Stated exercise: What is to be printed is the span of lines starting at the one containing "Rebuild this chart" and ending at the one containing "-4.22, -3.85, -3.92]", reproduced exactly with pictures left out.

Provided records:
******

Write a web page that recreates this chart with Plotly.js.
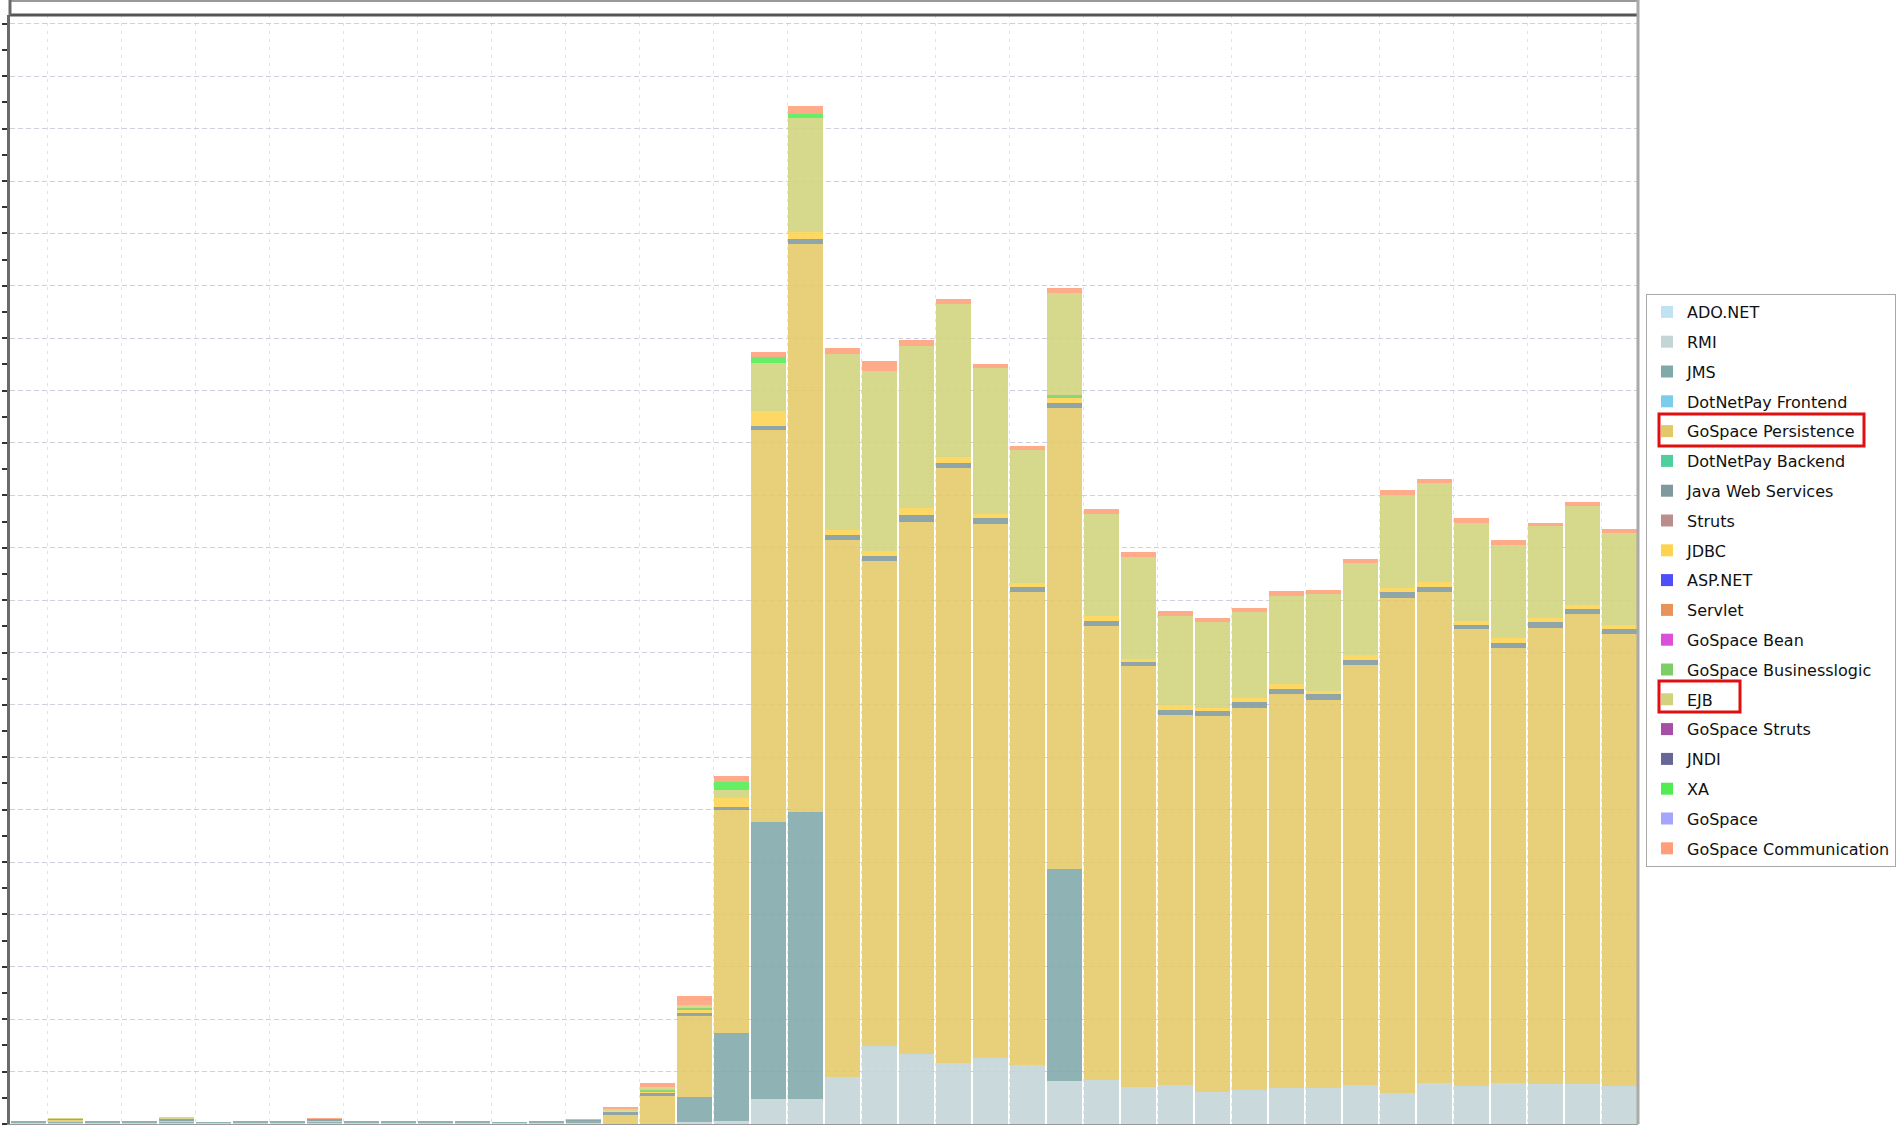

******

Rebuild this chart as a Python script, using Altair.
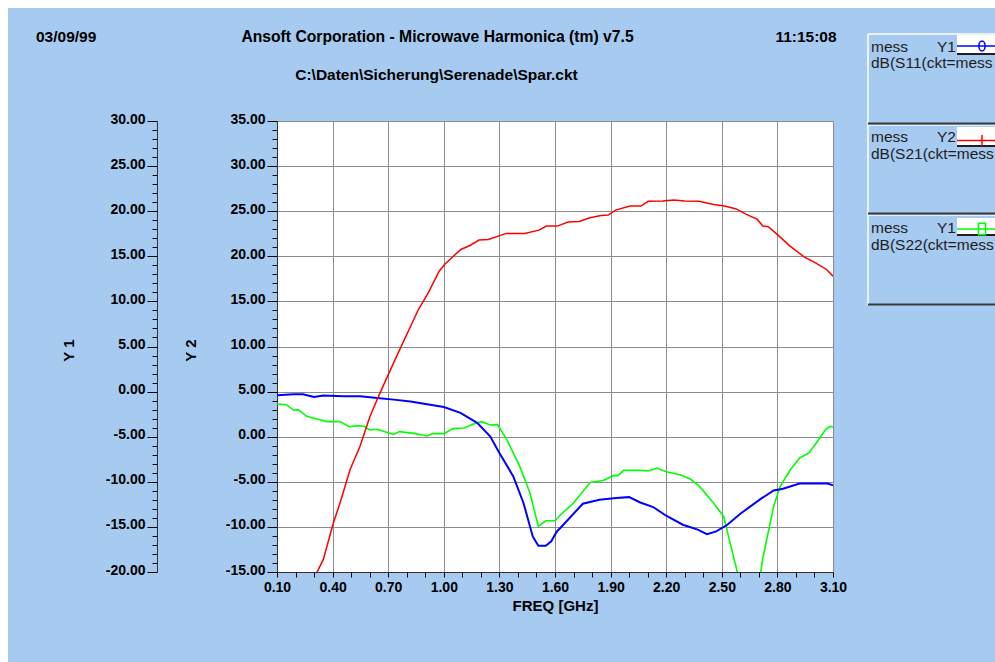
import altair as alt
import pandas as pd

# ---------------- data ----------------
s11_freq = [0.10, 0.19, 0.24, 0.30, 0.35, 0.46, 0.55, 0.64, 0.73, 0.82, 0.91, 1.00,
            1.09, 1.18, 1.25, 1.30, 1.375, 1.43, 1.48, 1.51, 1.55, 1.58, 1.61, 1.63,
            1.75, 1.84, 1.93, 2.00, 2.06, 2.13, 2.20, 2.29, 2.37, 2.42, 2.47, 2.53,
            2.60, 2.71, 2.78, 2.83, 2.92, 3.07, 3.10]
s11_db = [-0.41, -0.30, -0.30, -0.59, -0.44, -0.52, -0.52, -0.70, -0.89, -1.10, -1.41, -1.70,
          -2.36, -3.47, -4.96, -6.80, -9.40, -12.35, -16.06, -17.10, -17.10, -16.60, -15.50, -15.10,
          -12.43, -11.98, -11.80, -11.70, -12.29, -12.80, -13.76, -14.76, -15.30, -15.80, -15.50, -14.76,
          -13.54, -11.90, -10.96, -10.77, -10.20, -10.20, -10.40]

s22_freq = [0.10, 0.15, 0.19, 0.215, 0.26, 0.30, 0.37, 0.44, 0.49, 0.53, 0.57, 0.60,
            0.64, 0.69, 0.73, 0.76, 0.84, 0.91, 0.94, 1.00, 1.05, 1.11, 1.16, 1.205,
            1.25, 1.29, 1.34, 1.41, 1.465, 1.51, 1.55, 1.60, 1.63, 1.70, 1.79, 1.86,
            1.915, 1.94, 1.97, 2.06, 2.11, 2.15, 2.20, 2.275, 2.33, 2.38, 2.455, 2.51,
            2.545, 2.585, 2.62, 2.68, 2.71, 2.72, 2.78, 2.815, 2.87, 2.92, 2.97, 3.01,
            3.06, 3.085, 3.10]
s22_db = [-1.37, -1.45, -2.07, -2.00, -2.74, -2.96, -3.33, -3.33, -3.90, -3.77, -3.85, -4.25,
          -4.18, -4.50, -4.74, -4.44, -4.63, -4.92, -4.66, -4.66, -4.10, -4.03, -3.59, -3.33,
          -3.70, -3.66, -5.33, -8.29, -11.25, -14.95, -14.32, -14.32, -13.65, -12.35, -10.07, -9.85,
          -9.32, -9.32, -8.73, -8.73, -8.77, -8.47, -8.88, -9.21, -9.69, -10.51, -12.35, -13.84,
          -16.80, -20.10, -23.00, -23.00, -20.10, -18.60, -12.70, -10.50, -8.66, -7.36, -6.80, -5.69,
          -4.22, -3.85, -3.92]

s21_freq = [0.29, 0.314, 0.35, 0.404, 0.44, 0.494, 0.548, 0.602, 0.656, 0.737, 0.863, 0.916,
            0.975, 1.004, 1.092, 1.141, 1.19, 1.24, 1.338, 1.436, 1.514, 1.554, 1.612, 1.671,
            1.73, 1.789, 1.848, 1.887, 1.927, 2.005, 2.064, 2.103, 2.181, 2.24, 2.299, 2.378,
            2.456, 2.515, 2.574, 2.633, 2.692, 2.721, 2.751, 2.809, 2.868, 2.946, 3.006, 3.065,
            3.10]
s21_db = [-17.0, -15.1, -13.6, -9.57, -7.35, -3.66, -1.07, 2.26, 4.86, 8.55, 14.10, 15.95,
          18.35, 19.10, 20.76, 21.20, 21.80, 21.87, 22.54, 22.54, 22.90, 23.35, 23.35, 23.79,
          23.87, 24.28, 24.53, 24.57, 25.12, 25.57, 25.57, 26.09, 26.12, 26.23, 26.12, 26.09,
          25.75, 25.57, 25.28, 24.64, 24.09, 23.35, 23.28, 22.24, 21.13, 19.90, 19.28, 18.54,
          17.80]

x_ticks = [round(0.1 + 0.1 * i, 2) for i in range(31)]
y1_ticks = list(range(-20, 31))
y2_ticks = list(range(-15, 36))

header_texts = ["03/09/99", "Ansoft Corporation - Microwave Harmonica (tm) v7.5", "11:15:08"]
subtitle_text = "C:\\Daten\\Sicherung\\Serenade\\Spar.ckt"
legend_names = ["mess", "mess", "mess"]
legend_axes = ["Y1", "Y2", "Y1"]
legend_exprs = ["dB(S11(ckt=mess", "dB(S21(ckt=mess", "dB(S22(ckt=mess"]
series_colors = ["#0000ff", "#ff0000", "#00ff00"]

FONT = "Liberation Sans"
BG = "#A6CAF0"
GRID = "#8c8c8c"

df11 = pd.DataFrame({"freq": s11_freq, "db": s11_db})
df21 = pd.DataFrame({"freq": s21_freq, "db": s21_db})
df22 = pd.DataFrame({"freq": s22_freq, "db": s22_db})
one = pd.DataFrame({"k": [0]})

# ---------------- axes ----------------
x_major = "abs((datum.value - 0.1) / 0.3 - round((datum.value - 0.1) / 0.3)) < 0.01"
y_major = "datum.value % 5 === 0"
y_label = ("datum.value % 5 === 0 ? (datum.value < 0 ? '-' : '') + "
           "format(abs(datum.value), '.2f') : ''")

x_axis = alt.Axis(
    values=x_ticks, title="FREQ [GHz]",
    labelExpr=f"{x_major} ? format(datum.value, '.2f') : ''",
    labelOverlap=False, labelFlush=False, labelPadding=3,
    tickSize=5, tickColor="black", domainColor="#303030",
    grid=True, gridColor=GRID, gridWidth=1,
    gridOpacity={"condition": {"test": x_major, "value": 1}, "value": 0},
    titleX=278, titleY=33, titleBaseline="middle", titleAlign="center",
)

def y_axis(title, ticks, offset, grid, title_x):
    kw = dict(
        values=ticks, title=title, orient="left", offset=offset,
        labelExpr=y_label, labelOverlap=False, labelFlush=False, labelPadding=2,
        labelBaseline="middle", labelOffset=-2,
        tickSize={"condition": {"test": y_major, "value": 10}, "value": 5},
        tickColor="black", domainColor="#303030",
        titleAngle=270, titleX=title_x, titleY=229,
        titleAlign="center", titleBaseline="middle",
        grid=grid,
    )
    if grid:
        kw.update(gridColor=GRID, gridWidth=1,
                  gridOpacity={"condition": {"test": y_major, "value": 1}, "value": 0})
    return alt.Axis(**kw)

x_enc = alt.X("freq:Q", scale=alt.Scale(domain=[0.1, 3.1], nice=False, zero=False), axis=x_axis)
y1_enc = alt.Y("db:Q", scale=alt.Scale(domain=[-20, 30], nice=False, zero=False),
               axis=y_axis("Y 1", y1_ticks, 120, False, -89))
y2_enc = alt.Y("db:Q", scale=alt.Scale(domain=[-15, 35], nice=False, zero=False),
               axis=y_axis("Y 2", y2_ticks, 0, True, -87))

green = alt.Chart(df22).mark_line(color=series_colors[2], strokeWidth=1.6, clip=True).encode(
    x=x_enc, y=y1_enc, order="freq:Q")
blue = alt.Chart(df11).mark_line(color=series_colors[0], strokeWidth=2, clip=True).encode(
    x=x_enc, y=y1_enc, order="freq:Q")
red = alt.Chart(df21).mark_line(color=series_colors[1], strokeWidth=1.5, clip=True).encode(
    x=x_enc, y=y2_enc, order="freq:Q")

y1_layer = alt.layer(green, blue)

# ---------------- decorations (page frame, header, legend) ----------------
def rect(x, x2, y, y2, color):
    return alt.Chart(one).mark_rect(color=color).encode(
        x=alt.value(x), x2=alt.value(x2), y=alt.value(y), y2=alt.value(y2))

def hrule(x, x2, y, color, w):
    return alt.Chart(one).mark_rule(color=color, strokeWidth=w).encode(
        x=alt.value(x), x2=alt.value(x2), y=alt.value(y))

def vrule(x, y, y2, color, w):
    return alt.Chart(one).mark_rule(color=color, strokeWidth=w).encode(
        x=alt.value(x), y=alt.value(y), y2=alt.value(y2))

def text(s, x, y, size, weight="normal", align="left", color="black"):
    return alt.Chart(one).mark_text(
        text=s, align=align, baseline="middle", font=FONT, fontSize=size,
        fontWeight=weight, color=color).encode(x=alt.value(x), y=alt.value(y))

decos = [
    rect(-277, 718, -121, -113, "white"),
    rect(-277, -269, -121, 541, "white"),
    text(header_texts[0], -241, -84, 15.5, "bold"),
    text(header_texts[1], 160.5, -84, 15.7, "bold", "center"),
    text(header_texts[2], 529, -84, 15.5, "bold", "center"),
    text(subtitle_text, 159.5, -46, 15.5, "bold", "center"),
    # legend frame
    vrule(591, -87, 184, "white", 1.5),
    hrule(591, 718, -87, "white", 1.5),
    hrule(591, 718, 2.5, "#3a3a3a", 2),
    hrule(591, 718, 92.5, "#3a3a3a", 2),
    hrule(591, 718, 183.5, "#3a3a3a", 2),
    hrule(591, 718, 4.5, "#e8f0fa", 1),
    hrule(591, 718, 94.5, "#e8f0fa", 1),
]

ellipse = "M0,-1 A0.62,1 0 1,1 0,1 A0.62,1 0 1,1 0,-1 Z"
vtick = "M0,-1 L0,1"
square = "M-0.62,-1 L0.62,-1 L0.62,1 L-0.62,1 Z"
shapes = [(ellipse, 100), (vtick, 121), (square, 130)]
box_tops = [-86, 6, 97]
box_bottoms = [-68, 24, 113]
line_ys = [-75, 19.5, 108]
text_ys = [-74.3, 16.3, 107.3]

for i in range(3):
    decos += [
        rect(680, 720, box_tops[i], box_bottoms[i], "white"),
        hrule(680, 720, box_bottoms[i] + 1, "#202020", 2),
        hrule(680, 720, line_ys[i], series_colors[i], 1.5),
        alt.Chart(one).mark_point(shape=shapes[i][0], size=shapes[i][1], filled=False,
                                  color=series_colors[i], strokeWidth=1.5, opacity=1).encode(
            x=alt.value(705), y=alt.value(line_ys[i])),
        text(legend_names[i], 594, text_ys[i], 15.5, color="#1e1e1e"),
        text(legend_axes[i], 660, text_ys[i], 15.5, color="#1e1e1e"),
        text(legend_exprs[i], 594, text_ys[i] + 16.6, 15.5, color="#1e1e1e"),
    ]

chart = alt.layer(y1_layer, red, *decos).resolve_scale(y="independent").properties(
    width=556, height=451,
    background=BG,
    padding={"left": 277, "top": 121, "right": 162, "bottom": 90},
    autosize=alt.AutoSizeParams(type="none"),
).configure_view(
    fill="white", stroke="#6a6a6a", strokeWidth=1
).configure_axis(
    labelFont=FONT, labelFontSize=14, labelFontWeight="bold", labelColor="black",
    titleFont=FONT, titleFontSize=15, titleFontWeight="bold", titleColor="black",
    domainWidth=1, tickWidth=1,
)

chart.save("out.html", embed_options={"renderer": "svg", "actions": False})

******

The response:
Rebuild this chart as a Python script, using Altair.
import altair as alt
import pandas as pd

# ---------------- data ----------------
s11_freq = [0.10, 0.19, 0.24, 0.30, 0.35, 0.46, 0.55, 0.64, 0.73, 0.82, 0.91, 1.00,
            1.09, 1.18, 1.25, 1.30, 1.375, 1.43, 1.48, 1.51, 1.55, 1.58, 1.61, 1.63,
            1.75, 1.84, 1.93, 2.00, 2.06, 2.13, 2.20, 2.29, 2.37, 2.42, 2.47, 2.53,
            2.60, 2.71, 2.78, 2.83, 2.92, 3.07, 3.10]
s11_db = [-0.41, -0.30, -0.30, -0.59, -0.44, -0.52, -0.52, -0.70, -0.89, -1.10, -1.41, -1.70,
          -2.36, -3.47, -4.96, -6.80, -9.40, -12.35, -16.06, -17.10, -17.10, -16.60, -15.50, -15.10,
          -12.43, -11.98, -11.80, -11.70, -12.29, -12.80, -13.76, -14.76, -15.30, -15.80, -15.50, -14.76,
          -13.54, -11.90, -10.96, -10.77, -10.20, -10.20, -10.40]

s22_freq = [0.10, 0.15, 0.19, 0.215, 0.26, 0.30, 0.37, 0.44, 0.49, 0.53, 0.57, 0.60,
            0.64, 0.69, 0.73, 0.76, 0.84, 0.91, 0.94, 1.00, 1.05, 1.11, 1.16, 1.205,
            1.25, 1.29, 1.34, 1.41, 1.465, 1.51, 1.55, 1.60, 1.63, 1.70, 1.79, 1.86,
            1.915, 1.94, 1.97, 2.06, 2.11, 2.15, 2.20, 2.275, 2.33, 2.38, 2.455, 2.51,
            2.545, 2.585, 2.62, 2.68, 2.71, 2.72, 2.78, 2.815, 2.87, 2.92, 2.97, 3.01,
            3.06, 3.085, 3.10]
s22_db = [-1.37, -1.45, -2.07, -2.00, -2.74, -2.96, -3.33, -3.33, -3.90, -3.77, -3.85, -4.25,
          -4.18, -4.50, -4.74, -4.44, -4.63, -4.92, -4.66, -4.66, -4.10, -4.03, -3.59, -3.33,
          -3.70, -3.66, -5.33, -8.29, -11.25, -14.95, -14.32, -14.32, -13.65, -12.35, -10.07, -9.85,
          -9.32, -9.32, -8.73, -8.73, -8.77, -8.47, -8.88, -9.21, -9.69, -10.51, -12.35, -13.84,
          -16.80, -20.10, -23.00, -23.00, -20.10, -18.60, -12.70, -10.50, -8.66, -7.36, -6.80, -5.69,
          -4.22, -3.85, -3.92]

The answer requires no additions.